* begin *

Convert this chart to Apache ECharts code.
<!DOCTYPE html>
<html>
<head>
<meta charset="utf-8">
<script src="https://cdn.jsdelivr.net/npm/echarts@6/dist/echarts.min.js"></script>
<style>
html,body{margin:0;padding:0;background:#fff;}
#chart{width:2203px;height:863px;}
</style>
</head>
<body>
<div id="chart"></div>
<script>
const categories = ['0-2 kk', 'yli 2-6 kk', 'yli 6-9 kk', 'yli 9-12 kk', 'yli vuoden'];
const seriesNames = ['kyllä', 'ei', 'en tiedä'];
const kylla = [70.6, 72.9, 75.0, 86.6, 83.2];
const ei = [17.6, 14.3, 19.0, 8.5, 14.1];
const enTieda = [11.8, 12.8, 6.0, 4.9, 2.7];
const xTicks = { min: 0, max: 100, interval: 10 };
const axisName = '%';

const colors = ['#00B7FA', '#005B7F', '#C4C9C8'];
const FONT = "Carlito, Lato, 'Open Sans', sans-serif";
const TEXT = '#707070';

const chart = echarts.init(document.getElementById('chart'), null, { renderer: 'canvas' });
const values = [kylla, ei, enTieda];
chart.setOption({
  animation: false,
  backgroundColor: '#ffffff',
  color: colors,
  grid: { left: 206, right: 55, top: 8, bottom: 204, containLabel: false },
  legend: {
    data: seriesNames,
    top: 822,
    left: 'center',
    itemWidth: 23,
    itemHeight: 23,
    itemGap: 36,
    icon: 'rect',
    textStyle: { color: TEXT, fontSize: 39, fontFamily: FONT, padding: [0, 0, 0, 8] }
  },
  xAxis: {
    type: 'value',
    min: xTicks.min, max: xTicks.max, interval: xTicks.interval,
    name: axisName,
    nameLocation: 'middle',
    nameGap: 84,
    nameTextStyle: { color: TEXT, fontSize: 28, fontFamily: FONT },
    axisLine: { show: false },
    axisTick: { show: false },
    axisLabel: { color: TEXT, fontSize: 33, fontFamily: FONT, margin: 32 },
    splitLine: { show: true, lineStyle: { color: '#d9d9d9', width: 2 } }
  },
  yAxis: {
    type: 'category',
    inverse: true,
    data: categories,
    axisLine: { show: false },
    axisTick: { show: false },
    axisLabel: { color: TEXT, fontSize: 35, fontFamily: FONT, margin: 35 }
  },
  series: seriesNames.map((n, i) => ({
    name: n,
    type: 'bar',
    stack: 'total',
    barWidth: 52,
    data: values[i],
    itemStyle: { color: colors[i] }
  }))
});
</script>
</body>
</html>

* end *

* **Requirements**: Reproduce verbatim only this range: the first line of the material through the line that contains "const TEXT = '#707070';", inclusive.

* **Expected output**:
Convert this chart to Apache ECharts code.
<!DOCTYPE html>
<html>
<head>
<meta charset="utf-8">
<script src="https://cdn.jsdelivr.net/npm/echarts@6/dist/echarts.min.js"></script>
<style>
html,body{margin:0;padding:0;background:#fff;}
#chart{width:2203px;height:863px;}
</style>
</head>
<body>
<div id="chart"></div>
<script>
const categories = ['0-2 kk', 'yli 2-6 kk', 'yli 6-9 kk', 'yli 9-12 kk', 'yli vuoden'];
const seriesNames = ['kyllä', 'ei', 'en tiedä'];
const kylla = [70.6, 72.9, 75.0, 86.6, 83.2];
const ei = [17.6, 14.3, 19.0, 8.5, 14.1];
const enTieda = [11.8, 12.8, 6.0, 4.9, 2.7];
const xTicks = { min: 0, max: 100, interval: 10 };
const axisName = '%';

const colors = ['#00B7FA', '#005B7F', '#C4C9C8'];
const FONT = "Carlito, Lato, 'Open Sans', sans-serif";
const TEXT = '#707070';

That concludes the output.